With attendance up, Art Palm Beach honors Studio Glass at 15th annual art fair

Jeannet Iskandar, Between Fragment and Whole Ellipse I, 2011. courtesy: heller gallery, new york

This past Monday, the curtain came down on the 15th year of Art Palm Beach, which ran from January 20th to the 23rd at the Palm Beach County Convention Center. Fair spokesperson Ashlea Heck estimates this year’s attendance was 28,000, exceeding the previous year’s number by 2,000 despite being a day shorter. Eighty two galleries from the U.S. and abroad showed contemporary art, furniture, photography, and design objects. Exhibitor Corey Hampson, the director of sales for Habatat Galleries based in Royal Oak, Michigan described this year’s Art Palm Beach as having “a lot of energy” and “very contemporary.”

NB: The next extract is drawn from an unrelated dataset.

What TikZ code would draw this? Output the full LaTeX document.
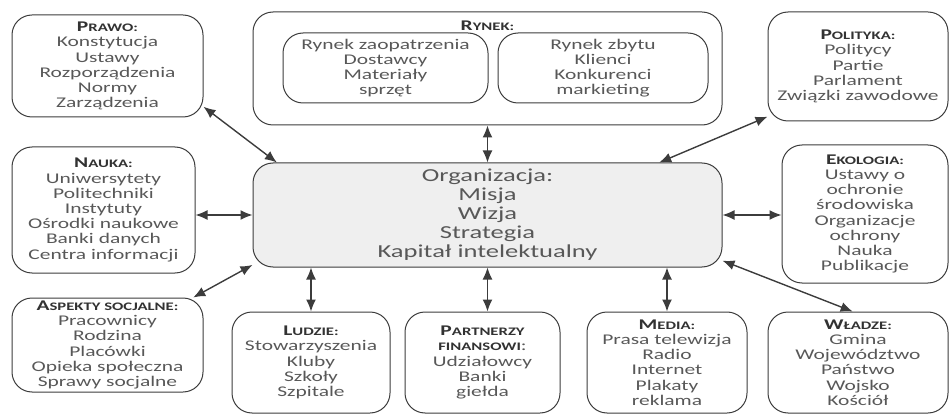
\documentclass[tikz,border=0pt]{standalone}
\usepackage{fontspec}
\setmainfont[FakeStretch=1.45]{Carlito}
\usetikzlibrary{arrows.meta}

\definecolor{oLine}{RGB}{60,60,60}
\definecolor{oText}{RGB}{88,88,88}
\definecolor{oTitle}{RGB}{50,50,50}
\definecolor{oFill}{RGB}{239,239,239}

% small-caps style heading: first letter full size, rest smaller
\newcommand{\hd}[2]{{\bfseries\color{oTitle}#1{\fontsize{11.5}{12}\selectfont #2}}}

\tikzset{
  box/.style={draw=oLine, line width=1pt, rounded corners=20pt, align=center,
    inner sep=0pt, text=oText, font=\fontsize{14.8}{15.2}\selectfont},
  orgbox/.style={box, fill=oFill, font=\fontsize{18.3}{19}\selectfont},
  conn/.style={{Latex[length=12pt,width=10pt]}-{Latex[length=12pt,width=10pt]},
    line width=1.4pt, draw=oLine},
}

\begin{document}
\begin{tikzpicture}[x=1pt, y=-1pt]
  \useasboundingbox (0,0) rectangle (950,414);

  % ---- centre ----
  \node[orgbox, minimum width=469pt, minimum height=104pt] (org) at (487.5,215)
    {Organizacja:\\Misja\\Wizja\\Strategia\\Kapitał intelektualny};

  % ---- top row ----
  \node[box, minimum width=191pt, minimum height=102pt] (prawo) at (107.5,66)
    {\hd{P}{RAWO:}\\Konstytucja\\Ustawy\\Rozporządzenia\\Normy\\Zarządzenia};
  \node[box, minimum width=469pt, minimum height=113pt] (rynek) at (487.5,68.5) {};
  \node[text=oText, font=\fontsize{14.8}{15.2}\selectfont] (rynekT) at (487.5,26) {\hd{R}{YNEK:}};
  \node[box, minimum width=205pt, minimum height=70pt] (zaop) at (385.5,68)
    {Rynek zaopatrzenia\\Dostawcy\\Materiały\\sprzęt};
  \node[box, minimum width=210pt, minimum height=70pt] (zbyt) at (603,68)
    {Rynek zbytu\\Klienci\\Konkurenci\\markieting};
  \node[box, minimum width=180pt, minimum height=109pt] (pol) at (858,66.5)
    {\hd{P}{OLITYKA:}\\Politycy\\Partie\\Parlament\\Związki zawodowe};

  % ---- middle row ----
  \node[box, minimum width=183pt, minimum height=126pt] (nauka) at (103.5,210)
    {\hd{N}{AUKA:}\\Uniwersytety\\Politechniki\\Instytuty\\Ośrodki naukowe\\Banki danych\\Centra informacji};
  \node[box, minimum width=166pt, minimum height=138pt] (eko) at (865,214)
    {\hd{E}{KOLOGIA:}\\Ustawy o\\ochronie\\środowiska\\Organizacje\\ochrony\\Nauka\\Publikacje};

  % ---- bottom row ----
  \node[box, minimum width=191pt, minimum height=94pt] (asp) at (107.5,345)
    {\hd{A}{SPEKTY SOCJALNE:}\\Pracownicy\\Rodzina\\Placówki\\Opieka społeczna\\Sprawy socjalne};
  \node[box, minimum width=158pt, minimum height=101pt] (ludzie) at (311,362.5)
    {\hd{L}{UDZIE:}\\Stowarzyszenia\\Kluby\\Szkoły\\Szpitale};
  \node[box, minimum width=155pt, minimum height=101pt] (partn) at (482.5,362.5)
    {\hd{P}{ARTNERZY}\\\hd{}{FINANSOWI}:\\Udziałowcy\\Banki\\giełda};
  \node[box, minimum width=160pt, minimum height=101pt] (media) at (667,362.5)
    {\hd{M}{EDIA:}\\Prasa telewizja\\Radio\\Internet\\Plakaty\\reklama};
  \node[box, minimum width=180pt, minimum height=101pt] (wladze) at (858,362.5)
    {\hd{W}{ŁADZE:}\\Gmina\\Województwo\\Państwo\\Wojsko\\Kościół};

  % ---- connectors ----
  \draw[conn] (prawo.-23) -- (org.166);
  \draw[conn] (rynek.south) -- (org.north);
  \draw[conn] (pol.209) -- (org.17);
  \draw[conn] (nauka.east |- org.west) -- (org.west);
  \draw[conn] (eko.west |- org.east) -- (org.east);
  \draw[conn] (asp.29) -- (org.192);
  \draw[conn] (wladze.96) -- (org.-11.5);
  \draw[conn] (org.south -| ludzie.north) -- (ludzie.north);
  \draw[conn] (org.south) -- (org.south |- partn.north);
  \draw[conn] (org.south -| media.north) -- (media.north);

\end{tikzpicture}
\end{document}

Reached by telephone after the fair, Hampson told the GLASS Quarterly Hot Sheet that he noticed more figurative work being shown by glass dealers this year as well as more pate de verreWhen asked about notable sales, Hampson said that Habatat-represented artists Charlie Miner and Steve Linn both made some prospective commissions.

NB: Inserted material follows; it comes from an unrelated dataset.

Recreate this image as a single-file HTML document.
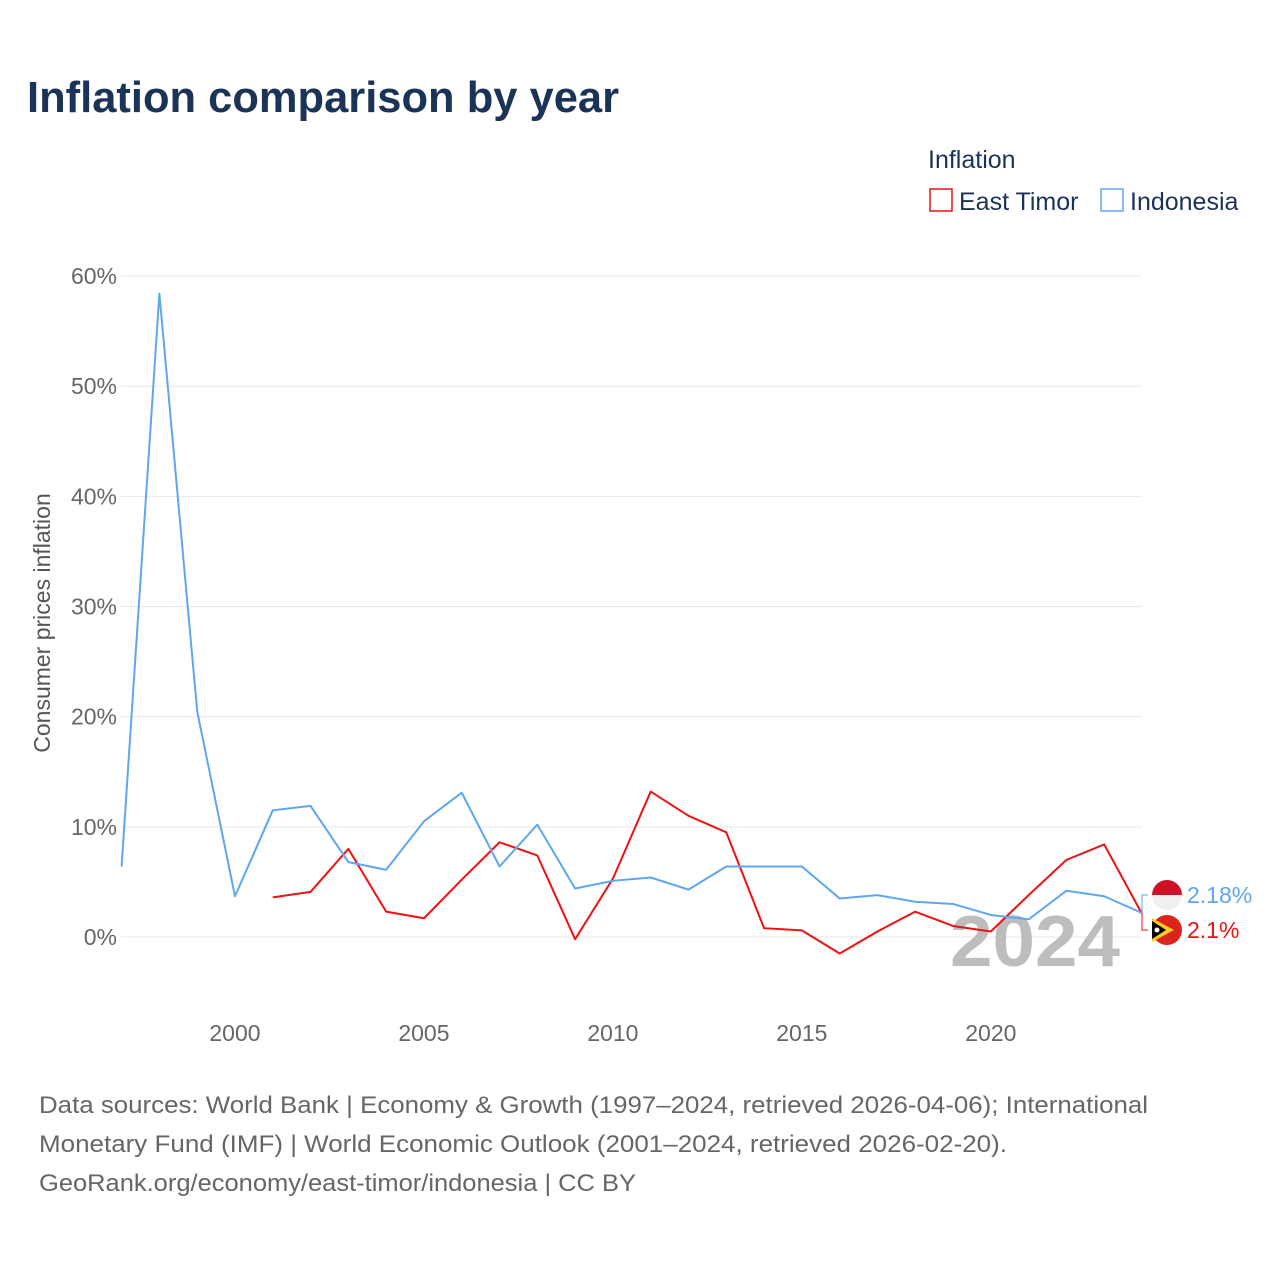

Charlie Miner, Koi Sunset, 2010. courtesy: habatat galleries, royal oak, michigan

In  a lecture titled Glass as Art: The First Century, panel participants Mary Shaffer, Mark Peiser, Beth Lipman, and Lino Tagliapietra discussed the progression of the Studio Glass movement from the historic workshops at the Toledo Museum of Art in 1962 to the first major contemporary glass exhibition at The Metropolitan Museum of Art in 1980. William Warmus, former curator of modern glass at the Corning Museum of Glass, moderated the round-table discussion, which drew a standing-room-only audience.

One of the fair highlights was glass artist Michael Taylor’s “A Geometry of Meaning” exhibition and personal appearance, sponsored by the Ruth Lawrence Gallery in Rochester, New York. Taylor has been a pioneer in the American Studio Glass Art Movement and one of the students of the movement’s founder Harvey Littleton.

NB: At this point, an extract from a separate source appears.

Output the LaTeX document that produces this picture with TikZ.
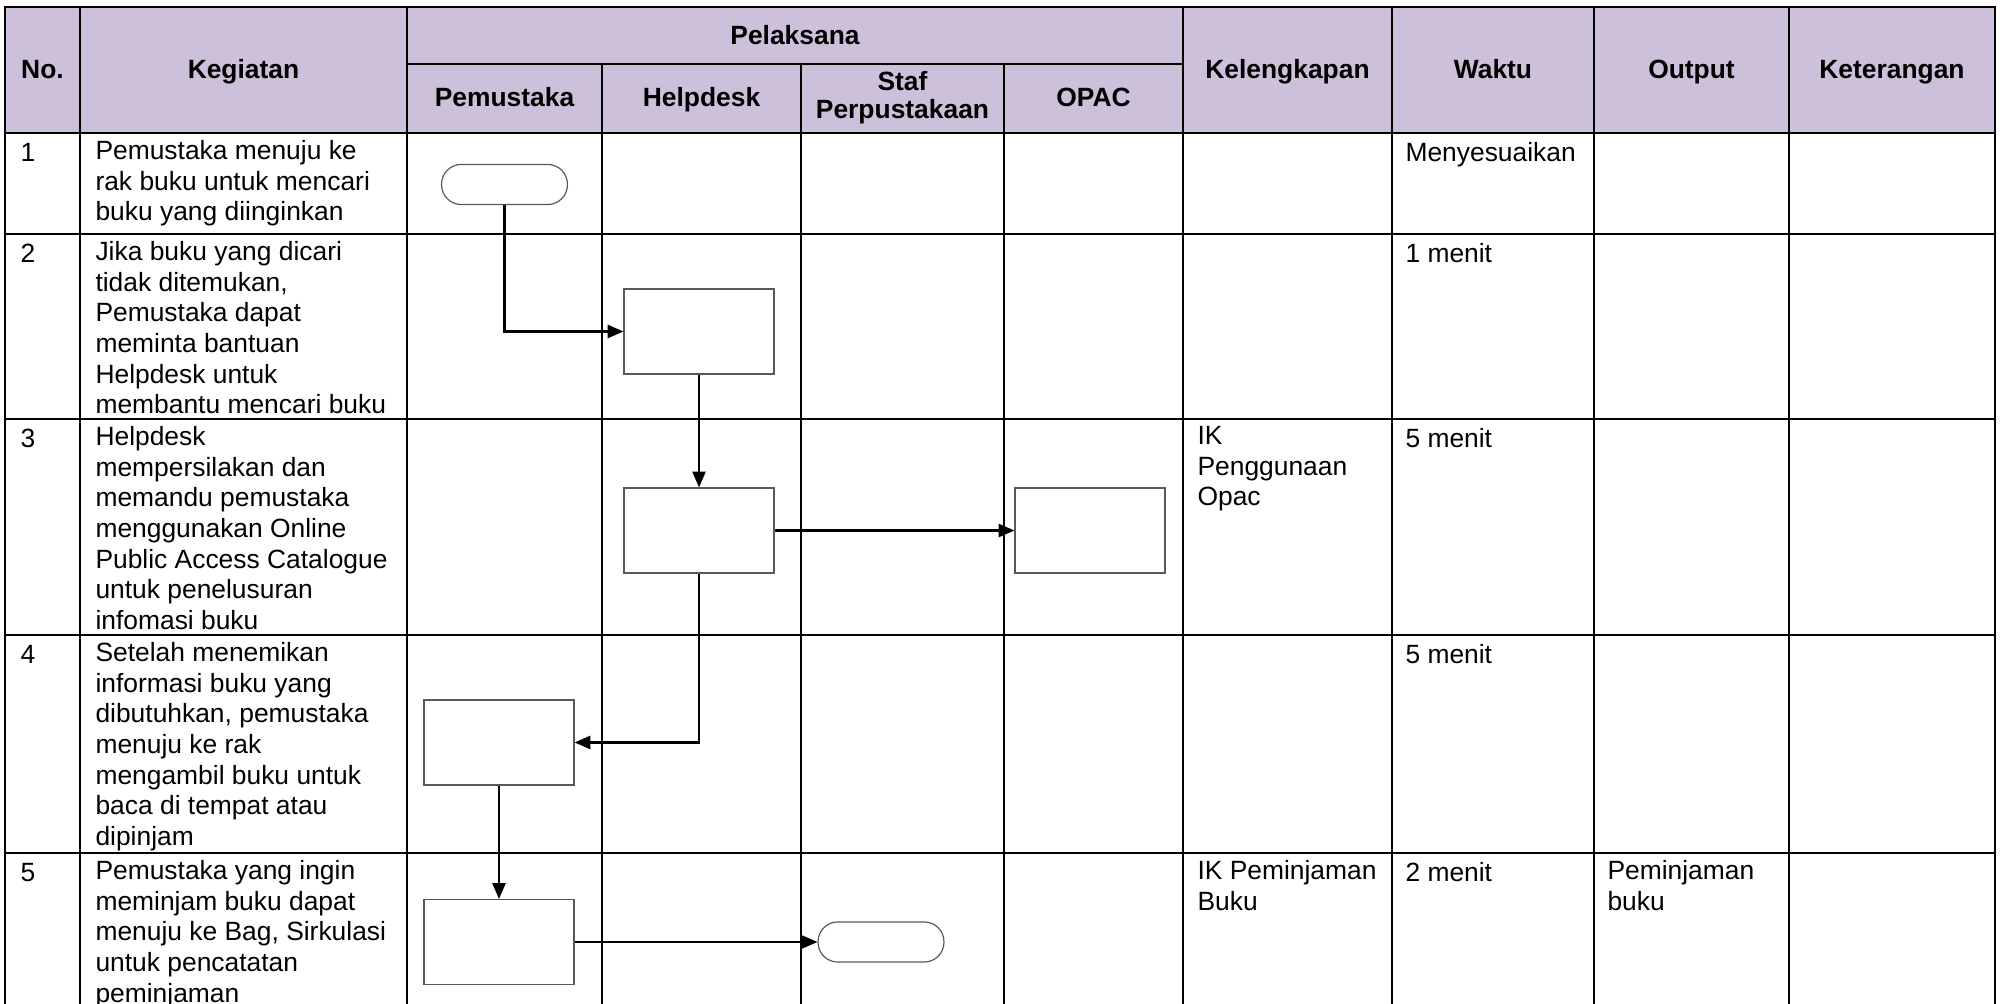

In conjunction with an exhibition at the Norton Museum of Art, Beth Lipman’s “Beth Lipman: A Still Life Installation” was presented by Heller Gallery in New York and will remain on exhibit at the museum through May 27, 2012. The installation is inspired by the museum’s collection of Old Master still life paintings.

According to Katya Heller of Hellery Gallery in New York, artists Beth Lipman, Jeannet Iskandar, and Tobias Mohl all did well at Art Palm Beach—Mohl making a major sale, and Iskandar selling out her show along with some other pieces from the gallery.